The C4 Environment Centre – Opening Hours: 10am-5pm
The Community for Coastal and Cassowary Conservation is located 100 metres north of Mission Beach town. This organisation seeks to actively protect and regenerate the local environment and wildlife, with one of its immediate concerns being the plight of the cassowary. The center is staffed by volunteers and is a great introduction to the Wet Tropics World Heritage Area with its displays, computers and reference material. There is also a nursery where 8,000, – 10,000 plants are raised each year for reforestation.
The shopping centre here is the home to a few more coffee shops and cafes and is also the location of the area’s first major supermarket and petrol station. The coach station for Greyhound and Premier, is also at the shopping centre in Wongaling Beach, otherwise known as Mission Beach Central.
At the most southern township, you will find the end of the Beach Bus service and also the start of the stunning Kennedy Walking Trail, which explores beach and forest until the sandy stretch of paradise is finally interrupted by the Hull River.

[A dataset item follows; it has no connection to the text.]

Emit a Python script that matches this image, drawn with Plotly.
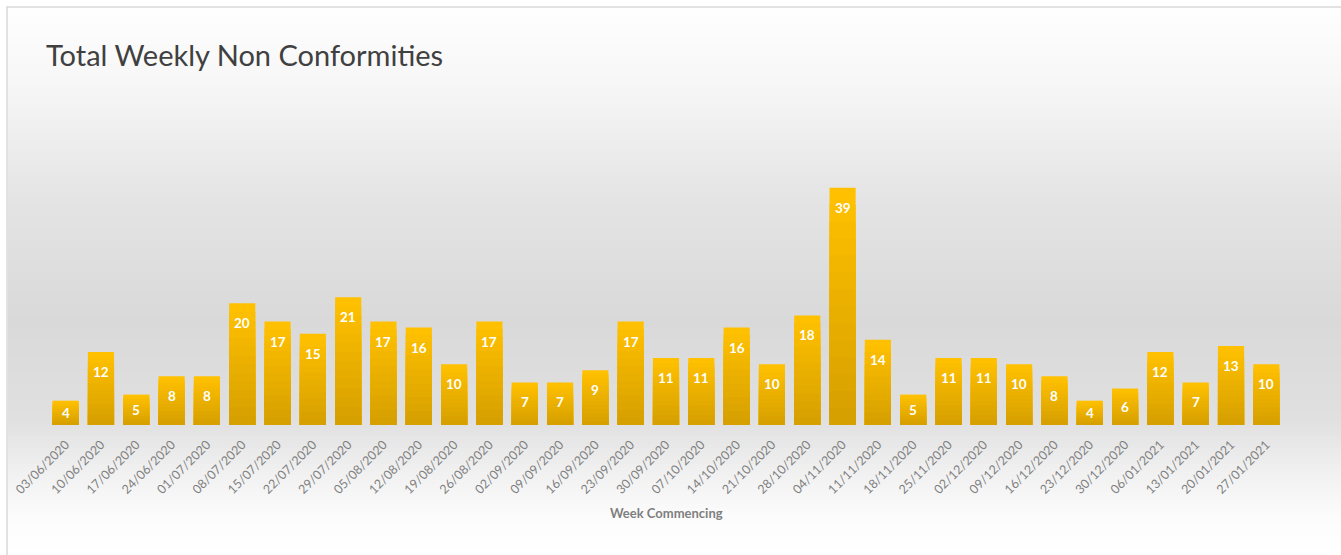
import plotly.graph_objects as go

weeks = ["03/06/2020","10/06/2020","17/06/2020","24/06/2020","01/07/2020","08/07/2020","15/07/2020",
         "22/07/2020","29/07/2020","05/08/2020","12/08/2020","19/08/2020","26/08/2020","02/09/2020",
         "09/09/2020","16/09/2020","23/09/2020","30/09/2020","07/10/2020","14/10/2020","21/10/2020",
         "28/10/2020","04/11/2020","11/11/2020","18/11/2020","25/11/2020","02/12/2020","09/12/2020",
         "16/12/2020","23/12/2020","30/12/2020","06/01/2021","13/01/2021","20/01/2021","27/01/2021"]
counts = [4,12,5,8,8,20,17,15,21,17,16,10,17,7,7,9,17,11,11,16,10,18,39,14,5,11,11,10,8,4,6,12,7,13,10]

W, H = 1341, 555
L, R = 48, 1284
T, B = 100, 425
YMAX = 53.4
px_per_unit = (B - T) / YMAX

def lerp(c1, c2, t):
    return tuple(round(a + (b - a) * t) for a, b in zip(c1, c2))

fig = go.Figure()

# background gradient bands (paper coordinates)
stops = [(0, (255,255,255)), (80, (247,247,247)), (200, (228,228,228)), (320, (217,217,217)),
         (420, (224,224,224)), (470, (240,240,240)), (520, (252,252,252)), (555, (255,255,255))]
def bg_color(py):
    for (y0, c0), (y1, c1) in zip(stops[:-1], stops[1:]):
        if y0 <= py <= y1:
            return lerp(c0, c1, (py - y0) / (y1 - y0))
    return stops[-1][1]

shapes = []
step = 4
for py in range(8, H, step):
    c = bg_color(py + step / 2)
    shapes.append(dict(type="rect", layer="below", xref="paper", yref="paper",
                       x0=(8 - L) / (R - L), x1=(W - L) / (R - L),
                       y0=(B - (py + step + 0.5)) / (B - T), y1=(B - py) / (B - T),
                       fillcolor="rgb(%d,%d,%d)" % c, line=dict(width=0)))
# border
shapes.append(dict(type="rect", layer="above", xref="paper", yref="paper",
                   x0=(7 - L) / (R - L), x1=(W + 5 - L) / (R - L),
                   y0=(B - (H + 5)) / (B - T), y1=(B - 7) / (B - T),
                   line=dict(color="#D9D9D9", width=1.5)))

# gradient bars: overlaid shrinking bars, darker toward the base
N = 14
top_c = (255, 192, 0)
bot_c = (214, 160, 0)
for k in range(N):
    frac = (N - k) / N
    c = lerp(top_c, bot_c, k / (N - 1))
    fig.add_trace(go.Bar(x=weeks, y=[v * frac for v in counts],
                         marker=dict(color="rgb(%d,%d,%d)" % c, line=dict(width=0)),
                         width=0.74, hoverinfo="skip", showlegend=False))

annotations = []
for wk, v in zip(weeks, counts):
    shift = -min(20, v * px_per_unit / 2)
    annotations.append(dict(x=wk, y=v, xref="x", yref="y", text=str(v), showarrow=False,
                            yshift=shift, yanchor="middle",
                            font=dict(family="Lato", size=13.5, color="white", weight="bold")))

annotations.append(dict(x=0.5, y=(B - 513) / (B - T), xref="paper", yref="paper",
                        text="Week Commencing", showarrow=False, yanchor="middle",
                        font=dict(family="Lato", size=13, color="#7F7F7F", weight="bold")))

fig.update_layout(
    width=W, height=H,
    margin=dict(l=L, r=W - R, t=T, b=H - B),
    paper_bgcolor="white", plot_bgcolor="rgba(0,0,0,0)",
    barmode="overlay", bargap=0.26,
    title=dict(text="Total Weekly Non Conformities", xref="container", yref="container",
               x=46 / W, xanchor="left", y=1 - 56 / H, yanchor="middle",
               font=dict(family="Lato", size=29, color="#404040")),
    xaxis=dict(type="category", tickangle=-45, showgrid=False, showline=False, zeroline=False,
               ticks="", ticklabelstandoff=9,
               tickfont=dict(family="Lato", size=12.5, color="#7F7F7F")),
    yaxis=dict(range=[0, YMAX], visible=False, showgrid=False),
    shapes=shapes, annotations=annotations,
)

fig.write_html("out.html")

South Mission Beach is the closest land point to Dunk Island and is the departure point for the Coral Sea Kayaking adventures.
Blessed with an abundance of nature, there is much to see and do in Mission Beach. The closest mainland point to the Great Barrier Reef means that travel times are shorter and with only two reef boats, your experience of this amazing natural wonder is shared by only a select few. Just offshore are many deserted islands to sail or sea-kayak to and explore, most of which are protected National Parks.
For the more adventurous, there is some of the best white water rafting in Australia nearby, as well the opportunity to parachute over and land on one of the most scenic coastlines in the world. The rainforests surrounding Mission Beach offer a wealth of sights and sounds to the walker with a diverse range of habitats and eco-systems to explore.
As there is no public transport in Mission Beach apart from a taxi, it is strongly advised that you have your own transport. It is possible to arrive by either Greyhound or Premier coaches and then catch the local taxi to the Beach Cottage
Other Things to Note
Car-parking is available underneath the house but for small or medium size cars only. If you have a full size car, SUV or 4WD then park it on the street in front of the cottage.